• [WRITTEN EXERCISE]: Copy each line of the data below exactly, leaving out pictures.

______________________________

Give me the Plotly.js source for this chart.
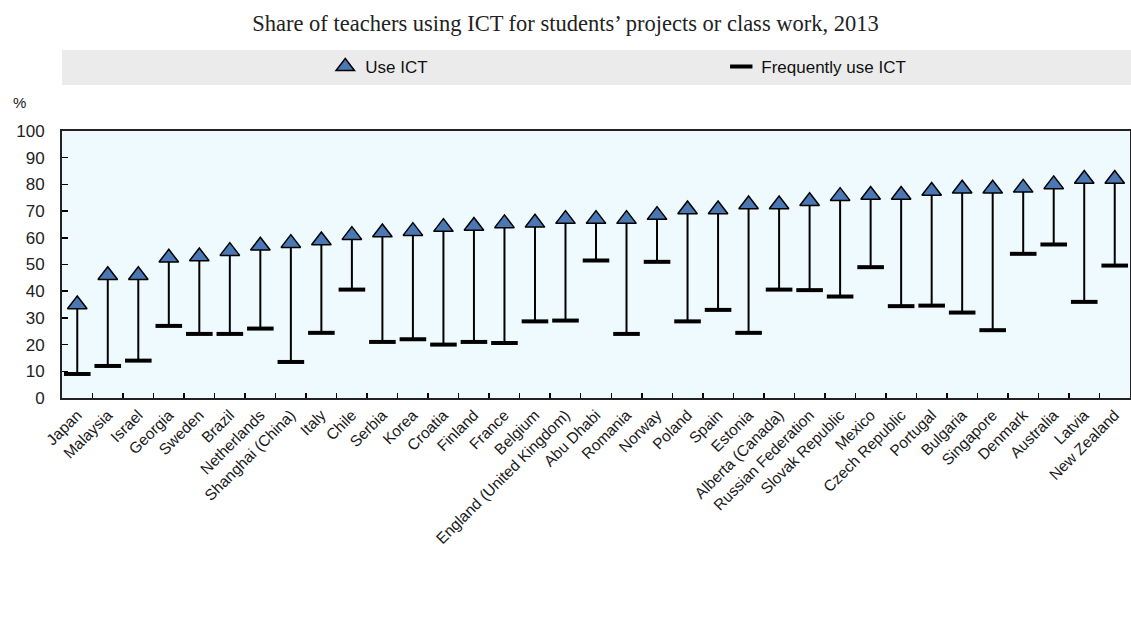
<!DOCTYPE html>
<html>
<head>
<meta charset="utf-8">
<script src="https://cdn.plot.ly/plotly-3.0.1.min.js"></script>
<style>html,body{margin:0;padding:0;background:#fff;}#chart{width:1131px;height:631px;}</style>
</head>
<body>
<div id="chart"></div>
<script>
const countries = ["Japan","Malaysia","Israel","Georgia","Sweden","Brazil","Netherlands","Shanghai (China)","Italy","Chile","Serbia","Korea","Croatia","Finland","France","Belgium","England (United Kingdom)","Abu Dhabi","Romania","Norway","Poland","Spain","Estonia","Alberta (Canada)","Russian Federation","Slovak Republic","Mexico","Czech Republic","Portugal","Bulgaria","Singapore","Denmark","Australia","Latvia","New Zealand"];
const useICT = [35,46,46,52.5,53,55,57,58,59,61,62,62.5,64,64.4,65.4,65.6,67,67,67,68.5,70.6,70.6,72.5,72.5,73.7,75.6,76,76,77.5,78.4,78.4,78.7,80,82,82];
const frequentICT = [9,12,14,27,24,24,26,13.5,24.4,40.6,21,22,20,21,20.6,28.7,29,51.5,24,51,28.7,33,24.4,40.6,40.4,38,49,34.4,34.6,32,25.4,54,57.5,36,49.6];
const yTicks = [0,10,20,30,40,50,60,70,80,90,100];

// connectors built from the data arrays
const lx = [], ly = [];
countries.forEach((c,i)=>{ lx.push(c,c,null); ly.push(frequentICT[i],useICT[i],null); });

const traces = [
  {x: lx, y: ly, type:'scatter', mode:'lines', line:{color:'#000', width:2}, showlegend:false, hoverinfo:'skip'},
  {x: countries, y: frequentICT, type:'scatter', mode:'markers', name:'Frequently use ICT',
   marker:{symbol:'line-ew', size:19, line:{color:'#000', width:4}}},
  {x: countries, y: useICT, type:'scatter', mode:'markers', name:'Use ICT',
   marker:{symbol:'triangle-up', size:17, color:'#4a78b4', line:{color:'#000', width:1.5}}}
];

const layout = {
  width:1131, height:631,
  margin:{l:62, r:1, t:131, b:233},
  paper_bgcolor:'#fff', plot_bgcolor:'#eefafd',
  title:{text:"Share of teachers using ICT for students’ projects or class work, 2013",
         font:{family:'Liberation Serif, Times New Roman, serif', size:22.5, color:'#222'},
         x:0.5, xanchor:'center', y:0.963, yanchor:'middle'},
  xaxis:{type:'category', categoryorder:'array', categoryarray:countries,
         tickangle:-45, tickfont:{family:'Liberation Sans, Arial, sans-serif', size:15.5, color:'#1a1a1a'},
         ticks:'inside', ticklen:5, tickwidth:1.5, tickcolor:'#000', tickson:'boundaries',
         showline:true, linecolor:'#222', linewidth:2, mirror:true, showgrid:false, zeroline:false,
         range:[-0.5, countries.length-0.5]},
  yaxis:{range:[0,100], tickvals:yTicks, ticktext:yTicks.map(String),
         tickfont:{family:'Liberation Sans, Arial, sans-serif', size:17, color:'#222'},
         ticks:'inside', ticklen:6, tickwidth:1.5, tickcolor:'#000', ticklabelstandoff:12,
         showline:true, linecolor:'#222', linewidth:2, mirror:true, showgrid:false, zeroline:false},
  legend:{orientation:'h', x:0.2465, xanchor:'left', y:1.24, yanchor:'middle',
          traceorder:'reversed', entrywidth:351, entrywidthmode:'pixels',
          font:{family:'Liberation Sans, Arial, sans-serif', size:17, color:'#111'},
          bgcolor:'rgba(0,0,0,0)'},
  shapes:[{type:'rect', xref:'paper', yref:'paper', x0:0, x1:1.001, y0:1.172, y1:1.303,
           fillcolor:'#ebebeb', line:{width:0}, layer:'below'}],
  annotations:[{text:'%', xref:'paper', yref:'paper', x:-0.04, y:1.105, xanchor:'center', yanchor:'middle',
                showarrow:false, font:{family:'Liberation Sans, Arial, sans-serif', size:15, color:'#222'}}]
};

Plotly.newPlot('chart', traces, layout, {displayModeBar:false, staticPlot:true});
</script>
</body>
</html>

______________________________

• [ANSWER TO THE EXERCISE]:
Give me the Plotly.js source for this chart.
<!DOCTYPE html>
<html>
<head>
<meta charset="utf-8">
<script src="https://cdn.plot.ly/plotly-3.0.1.min.js"></script>
<style>html,body{margin:0;padding:0;background:#fff;}#chart{width:1131px;height:631px;}</style>
</head>
<body>
<div id="chart"></div>
<script>
const countries = ["Japan","Malaysia","Israel","Georgia","Sweden","Brazil","Netherlands","Shanghai (China)","Italy","Chile","Serbia","Korea","Croatia","Finland","France","Belgium","England (United Kingdom)","Abu Dhabi","Romania","Norway","Poland","Spain","Estonia","Alberta (Canada)","Russian Federation","Slovak Republic","Mexico","Czech Republic","Portugal","Bulgaria","Singapore","Denmark","Australia","Latvia","New Zealand"];
const useICT = [35,46,46,52.5,53,55,57,58,59,61,62,62.5,64,64.4,65.4,65.6,67,67,67,68.5,70.6,70.6,72.5,72.5,73.7,75.6,76,76,77.5,78.4,78.4,78.7,80,82,82];
const frequentICT = [9,12,14,27,24,24,26,13.5,24.4,40.6,21,22,20,21,20.6,28.7,29,51.5,24,51,28.7,33,24.4,40.6,40.4,38,49,34.4,34.6,32,25.4,54,57.5,36,49.6];
const yTicks = [0,10,20,30,40,50,60,70,80,90,100];

// connectors built from the data arrays
const lx = [], ly = [];
countries.forEach((c,i)=>{ lx.push(c,c,null); ly.push(frequentICT[i],useICT[i],null); });

const traces = [
  {x: lx, y: ly, type:'scatter', mode:'lines', line:{color:'#000', width:2}, showlegend:false, hoverinfo:'skip'},
  {x: countries, y: frequentICT, type:'scatter', mode:'markers', name:'Frequently use ICT',
   marker:{symbol:'line-ew', size:19, line:{color:'#000', width:4}}},
  {x: countries, y: useICT, type:'scatter', mode:'markers', name:'Use ICT',
   marker:{symbol:'triangle-up', size:17, color:'#4a78b4', line:{color:'#000', width:1.5}}}
];

const layout = {
  width:1131, height:631,
  margin:{l:62, r:1, t:131, b:233},
  paper_bgcolor:'#fff', plot_bgcolor:'#eefafd',
  title:{text:"Share of teachers using ICT for students’ projects or class work, 2013",
         font:{family:'Liberation Serif, Times New Roman, serif', size:22.5, color:'#222'},
         x:0.5, xanchor:'center', y:0.963, yanchor:'middle'},
  xaxis:{type:'category', categoryorder:'array', categoryarray:countries,
         tickangle:-45, tickfont:{family:'Liberation Sans, Arial, sans-serif', size:15.5, color:'#1a1a1a'},
         ticks:'inside', ticklen:5, tickwidth:1.5, tickcolor:'#000', tickson:'boundaries',
         showline:true, linecolor:'#222', linewidth:2, mirror:true, showgrid:false, zeroline:false,
         range:[-0.5, countries.length-0.5]},
  yaxis:{range:[0,100], tickvals:yTicks, ticktext:yTicks.map(String),
         tickfont:{family:'Liberation Sans, Arial, sans-serif', size:17, color:'#222'},
         ticks:'inside', ticklen:6, tickwidth:1.5, tickcolor:'#000', ticklabelstandoff:12,
         showline:true, linecolor:'#222', linewidth:2, mirror:true, showgrid:false, zeroline:false},
  legend:{orientation:'h', x:0.2465, xanchor:'left', y:1.24, yanchor:'middle',
          traceorder:'reversed', entrywidth:351, entrywidthmode:'pixels',
          font:{family:'Liberation Sans, Arial, sans-serif', size:17, color:'#111'},
          bgcolor:'rgba(0,0,0,0)'},
  shapes:[{type:'rect', xref:'paper', yref:'paper', x0:0, x1:1.001, y0:1.172, y1:1.303,
           fillcolor:'#ebebeb', line:{width:0}, layer:'below'}],
  annotations:[{text:'%', xref:'paper', yref:'paper', x:-0.04, y:1.105, xanchor:'center', yanchor:'middle',
                showarrow:false, font:{family:'Liberation Sans, Arial, sans-serif', size:15, color:'#222'}}]
};

Plotly.newPlot('chart', traces, layout, {displayModeBar:false, staticPlot:true});
</script>
</body>
</html>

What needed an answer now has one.